Dans le combat contre le despotisme (incarnant le droit divin, la tradition, l’un organique, bref l’hétéronomie) la référence à la Nature humaine (même porteuse de droits) renvoie elle aussi à une transcendance (la nature comme limite à la volonté humaine) donc à une hétéronomie.
Le second exemple concerne le messianisme prolétarien initié par Marx puis le mouvement ouvrier « révolutionnaire » mais aussi présent chez Sorel. La théorie du grand tout que constitue la classe (le prolétariat) développe certes des aspects modernes. En effet l’auto-reconnaissance opérée par la société est bien quelque chose de nouveau (c’est le siècle de l’invention du mot et de la discipline : sociologie). La société n’est pas l’Etat ni l’Eglise mais un nouvel être qui s’organise notamment autour du Travail.

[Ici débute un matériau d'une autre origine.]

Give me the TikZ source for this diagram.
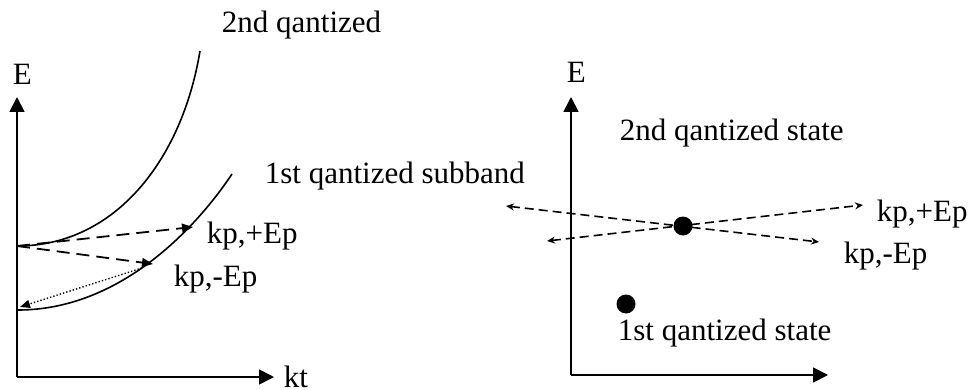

La société se produit donc, indépendamment du politique, des cercles traditionnels des notables etc Cette reconnaissance d’une auto-production, signe d’un processus de différenciation au sein du grand tout qu’est la communauté est bien dans la ligne de l’autonomie moderne et des ses qualités auto-poïétiques. Mais là encore : paradoxe. Sous ses aspects typiquement modernes l’imaginaire de la Classe ressortit profondément de l’hétéronome. Cet avenir radieux terrestre est largement emprunté aux millénarismes religieux récurrents en Europe (la parousie chrétienne). De plus, cette fusion organique au sein du prolétariat comme réponse à l’atomisation sécrétée ou mise en place délibérément par le Capital fleure bon le mythe de la communauté primitive.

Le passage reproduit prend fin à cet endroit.